═══ MATERIALS PROVIDED

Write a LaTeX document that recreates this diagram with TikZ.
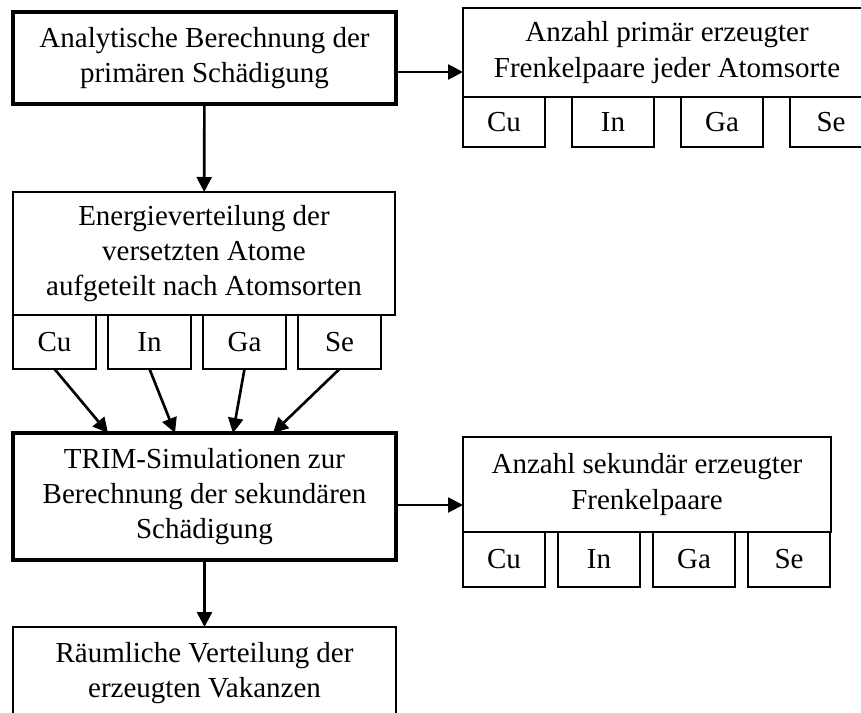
\documentclass[tikz,border=0pt]{standalone}
\usepackage{fontspec}
\setmainfont{Liberation Serif}
\usetikzlibrary{positioning,arrows.meta}

\begin{document}
\begin{tikzpicture}[every node/.style={font=\fontsize{16.5}{20}\selectfont, align=center, inner sep=0pt, outer sep=0pt},
  box/.style={draw, line width=1.3pt, fill=white},
  mainbox/.style={box, line width=2.6pt, minimum width=76.6mm},
  elem/.style={box, minimum width=16.4mm, minimum height=10mm},
  arr/.style={-{Triangle[length=3mm, width=3mm]}, line width=1.5pt}]
\useasboundingbox (0,0) rectangle (17.22,-14.26);
\node[mainbox, minimum height=18.4mm] (ana) at (4.09,-1.16) {Analytische Berechnung der\\primären Schädigung};
\node[box, minimum width=81.6mm, minimum height=17.8mm] (prim) at (13.34,-1.05) {Anzahl primär erzeugter\\Frenkelpaare jeder Atomsorte};
\node[elem, anchor=north west] (pcu) at (prim.south west) {Cu};
\node[elem, right=5.4mm of pcu] (pin) {In};
\node[elem, right=5.4mm of pin] (pga) {Ga};
\node[elem, right=5.4mm of pga] (pse) {Se};
\node[box, minimum width=76.4mm, minimum height=24.6mm] (energie) at (4.08,-5.07) {Energieverteilung der\\versetzten Atome\\aufgeteilt nach Atomsorten};
\node[elem, minimum width=16.6mm, minimum height=10.8mm, anchor=north west] (ecu) at (energie.south west) {Cu};
\node[elem, minimum width=16.6mm, minimum height=10.8mm, right=2.4mm of ecu] (ein) {In};
\node[elem, minimum width=16.6mm, minimum height=10.8mm, right=2.4mm of ein] (ega) {Ga};
\node[elem, minimum width=16.6mm, minimum height=10.8mm, right=2.4mm of ega] (ese) {Se};
\node[mainbox, minimum height=25.4mm] (trim) at (4.09,-9.93) {TRIM-Simulationen zur\\Berechnung der sekundären\\Schädigung};
\node[box, minimum width=73.6mm, minimum height=19mm] (sek) at (12.94,-9.69) {Anzahl sekundär erzeugter\\Frenkelpaare};
\node[elem, minimum height=11mm, anchor=north west] (scu) at (sek.south west) {Cu};
\node[elem, minimum height=11mm, right=2.6mm of scu] (sin) {In};
\node[elem, minimum height=11mm, right=2.6mm of sin] (sga) {Ga};
\node[elem, minimum height=11mm, right=2.6mm of sga] (sse) {Se};
\node[box, minimum width=76.6mm, minimum height=18.4mm] (raum) at (4.09,-13.46) {Räumliche Verteilung der\\erzeugten Vakanzen};
\draw[arr] ([yshift=-2.8mm]ana.east) -- ([yshift=-2.8mm]ana.east -| prim.west);
\draw[arr] (ana) -- (energie);
\draw[arr] (ecu.south) -- ([xshift=19mm]trim.north west);
\draw[arr] (ein.south) -- ([xshift=32.4mm]trim.north west);
\draw[arr] (ega.south) -- ([xshift=44mm]trim.north west);
\draw[arr] (ese.south) -- ([xshift=52mm]trim.north west);
\draw[arr] ([yshift=-1.7mm]trim.east) -- ([yshift=-1.7mm]trim.east -| sek.west);
\draw[arr] (trim) -- (raum);
\end{tikzpicture}
\end{document}
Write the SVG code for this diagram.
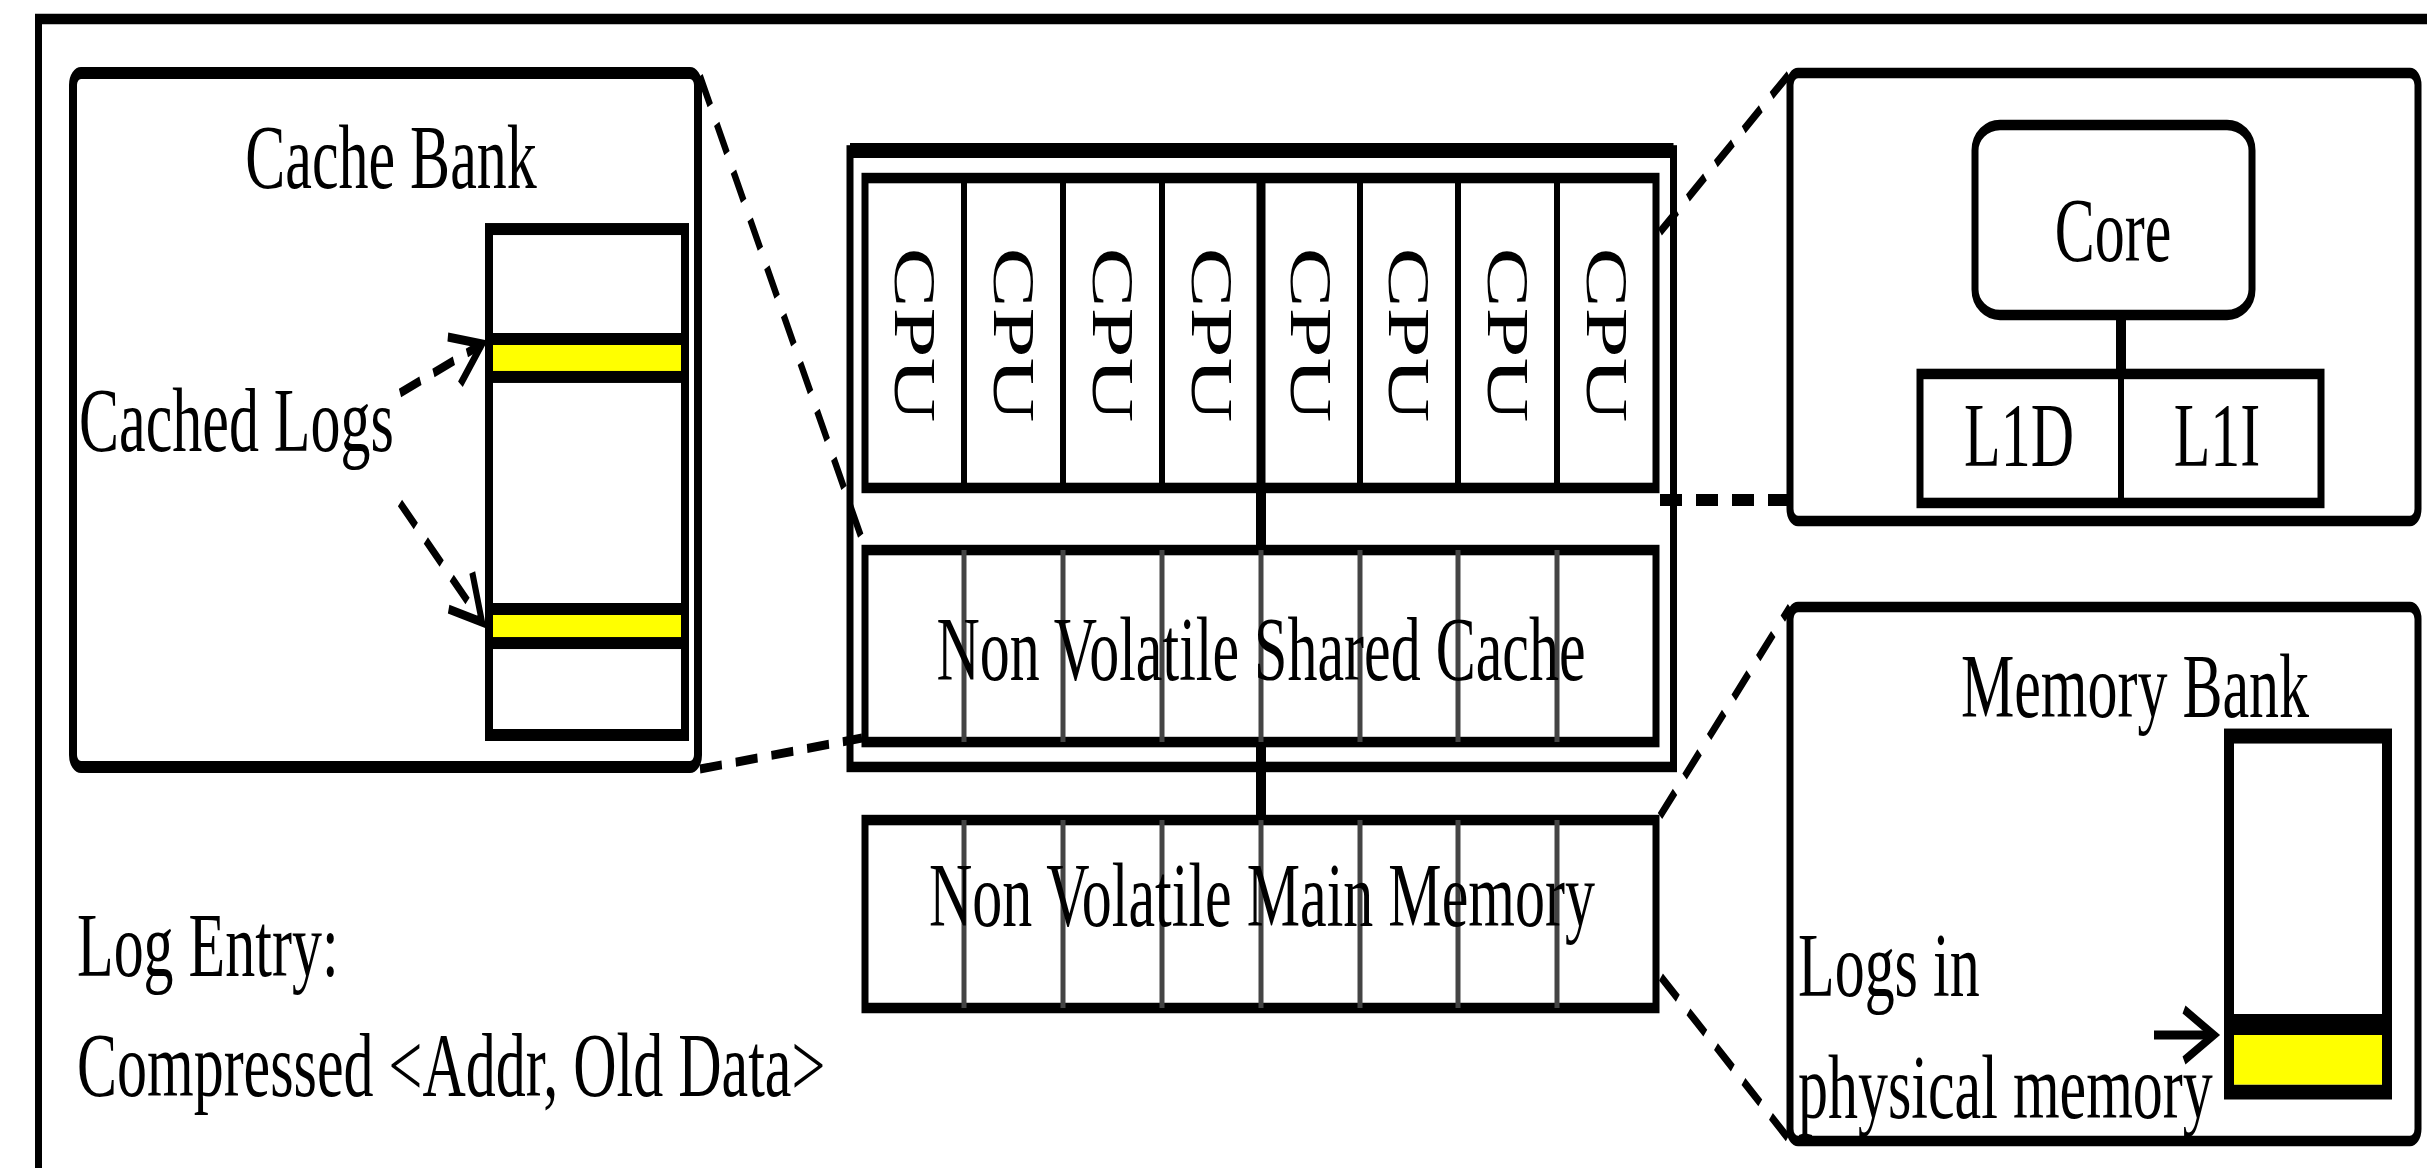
<svg xmlns="http://www.w3.org/2000/svg" width="2427" height="1168" viewBox="0 0 2427 1168">
  <style>
    .box { fill: #fff; stroke: #000; stroke-width: 7; }
    .thin { fill: none; stroke: #000; stroke-width: 6; }
    .div { stroke: #000; stroke-width: 6; }
    .gdiv { stroke: #444; stroke-width: 5; }
    .conn { stroke: #000; stroke-width: 10; }
    .dash { fill: none; stroke: #000; stroke-width: 6; stroke-dasharray: 22 14; }
    .t { font-family: "Liberation Serif", "Times New Roman", serif; font-size: 60px; fill: #000; }
    .m { text-anchor: middle; }
  </style>
  <defs>
    <marker id="ah" markerUnits="userSpaceOnUse" markerWidth="50" markerHeight="50" viewBox="-40 -25 50 50" refX="0" refY="0" orient="auto" overflow="visible">
      <path d="M-30,-17 L0,0 L-30,17" fill="none" stroke="#000" stroke-width="6"/>
    </marker>
  </defs>
  <rect width="2427" height="1168" fill="#fff"/>
  <g transform="scale(1,1.5)">
    <g id="frame">
      <path d="M38.5,778.7 V12.7 H2427" fill="none" stroke="#000" stroke-width="7"/>
    </g>

    <g id="cache-bank">
      <rect class="box" x="73" y="48.7" width="625" height="462.7" rx="8" style="stroke-width:8"/>
      <text class="t m" x="391" y="125.3">Cache Bank</text>
      <rect class="box" x="489" y="152.7" width="196" height="337.3" style="stroke-width:8"/>
      <rect x="489" y="226" width="196" height="25.3" fill="#ffff00" stroke="#000" stroke-width="8"/>
      <rect x="489" y="406" width="196" height="22.7" fill="#ffff00" stroke="#000" stroke-width="8"/>
      <text class="t" x="79" y="300.7">Cached Logs</text>
    </g>

    <g id="processor">
      <rect class="box" x="850" y="100.3" width="823.5" height="411"/>
      <line x1="850" y1="100.3" x2="1673.5" y2="100.3" stroke="#000" stroke-width="10"/>
    </g>

    <g id="cpus">
      <rect class="box" x="865" y="118.7" width="791" height="206.6"/>
      <line class="div" x1="964" y1="118.7" x2="964" y2="325.3"/>
      <line class="div" x1="1063" y1="118.7" x2="1063" y2="325.3"/>
      <line class="div" x1="1162" y1="118.7" x2="1162" y2="325.3"/>
      <line class="div" x1="1261" y1="118.7" x2="1261" y2="325.3" style="stroke-width:9"/>
      <line class="div" x1="1360" y1="118.7" x2="1360" y2="325.3"/>
      <line class="div" x1="1458" y1="118.7" x2="1458" y2="325.3"/>
      <line class="div" x1="1557" y1="118.7" x2="1557" y2="325.3"/>
      <text class="t m" transform="translate(894.5,223.3) rotate(90)">CPU</text>
      <text class="t m" transform="translate(993.5,223.3) rotate(90)">CPU</text>
      <text class="t m" transform="translate(1092.5,223.3) rotate(90)">CPU</text>
      <text class="t m" transform="translate(1191.5,223.3) rotate(90)">CPU</text>
      <text class="t m" transform="translate(1290.5,223.3) rotate(90)">CPU</text>
      <text class="t m" transform="translate(1389,223.3) rotate(90)">CPU</text>
      <text class="t m" transform="translate(1487.5,223.3) rotate(90)">CPU</text>
      <text class="t m" transform="translate(1586.5,223.3) rotate(90)">CPU</text>
    </g>

    <g id="shared-cache">
      <rect class="box" x="865" y="366.7" width="791" height="128"/>
      <line class="gdiv" x1="964" y1="366.7" x2="964" y2="494.7"/>
      <line class="gdiv" x1="1063" y1="366.7" x2="1063" y2="494.7"/>
      <line class="gdiv" x1="1162" y1="366.7" x2="1162" y2="494.7"/>
      <line class="gdiv" x1="1261" y1="366.7" x2="1261" y2="494.7"/>
      <line class="gdiv" x1="1360" y1="366.7" x2="1360" y2="494.7"/>
      <line class="gdiv" x1="1458" y1="366.7" x2="1458" y2="494.7"/>
      <line class="gdiv" x1="1557" y1="366.7" x2="1557" y2="494.7"/>
      <text class="t m" x="1261" y="453.3">Non Volatile Shared Cache</text>
    </g>

    <g id="main-memory">
      <rect class="box" x="865" y="546.7" width="791" height="125.3"/>
      <line class="gdiv" x1="964" y1="546.7" x2="964" y2="672"/>
      <line class="gdiv" x1="1063" y1="546.7" x2="1063" y2="672"/>
      <line class="gdiv" x1="1162" y1="546.7" x2="1162" y2="672"/>
      <line class="gdiv" x1="1261" y1="546.7" x2="1261" y2="672"/>
      <line class="gdiv" x1="1360" y1="546.7" x2="1360" y2="672"/>
      <line class="gdiv" x1="1458" y1="546.7" x2="1458" y2="672"/>
      <line class="gdiv" x1="1557" y1="546.7" x2="1557" y2="672"/>
      <text class="t m" x="1262" y="617.3">Non Volatile Main Memory</text>
    </g>

    <g id="core-detail">
      <rect class="box" x="1790" y="48.7" width="628" height="298.6" rx="8"/>
      <rect class="box" x="1975" y="83.3" width="277" height="126.7" rx="25" ry="17"/>
      <text class="t m" x="2113" y="174">Core</text>
      <line class="conn" x1="2121" y1="210" x2="2121" y2="249.3"/>
      <rect class="box" x="1920" y="249.3" width="401" height="86"/>
      <line class="div" x1="2121" y1="249.3" x2="2121" y2="335.3"/>
      <text class="t m" x="2019" y="310.7">L1D</text>
      <text class="t m" x="2217" y="310.7">L1I</text>
    </g>

    <g id="memory-bank">
      <rect class="box" x="1790" y="404.7" width="628" height="356" rx="8"/>
      <text class="t m" x="2135" y="478">Memory Bank</text>
      <rect x="2229" y="490.7" width="158" height="237.3" fill="#fff" stroke="#000" stroke-width="10"/>
      <rect x="2229" y="676" width="158" height="14" fill="#000"/>
      <rect x="2234" y="690" width="148" height="33" fill="#ffff00"/>
      <text class="t" x="1798" y="664">Logs in</text>
      <text class="t" x="1798" y="745.3">physical memory</text>
    </g>

    <g id="log-entry">
      <text class="t" x="77" y="650.7">Log Entry:</text>
      <text class="t" x="77" y="731">Compressed &lt;Addr, Old Data&gt;</text>
    </g>

    <g id="connectors">
      <line class="conn" x1="1261" y1="325.3" x2="1261" y2="366.7"/>
      <line class="conn" x1="1261" y1="494.7" x2="1261" y2="546.7"/>
      <line class="dash" x1="700" y1="50.7" x2="865" y2="365.3"/>
      <line class="dash" x1="700" y1="512.7" x2="862" y2="492"/>
      <line class="dash" x1="1660" y1="154.7" x2="1790" y2="48.7"/>
      <line class="dash" x1="1660" y1="333.3" x2="1790" y2="333.3" style="stroke-width:8"/>
      <line class="dash" x1="1660" y1="544" x2="1790" y2="404.7"/>
      <line class="dash" x1="1661" y1="651.3" x2="1788" y2="758.7"/>
      <line class="dash" x1="400" y1="262" x2="482" y2="229.3" marker-end="url(#ah)"/>
      <line class="dash" x1="400" y1="335.3" x2="482" y2="414.7" marker-end="url(#ah)"/>
      <line class="thin" x1="2154" y1="690" x2="2214" y2="690" marker-end="url(#ah)"/>
    </g>
  </g>
</svg>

══════

# [OBJECTIVE]
Every line in the data that holds "diagram" should be copied out.

# [SOLUTION FOR THIS PROBLEM]
Write a LaTeX document that recreates this diagram with TikZ.
Write the SVG code for this diagram.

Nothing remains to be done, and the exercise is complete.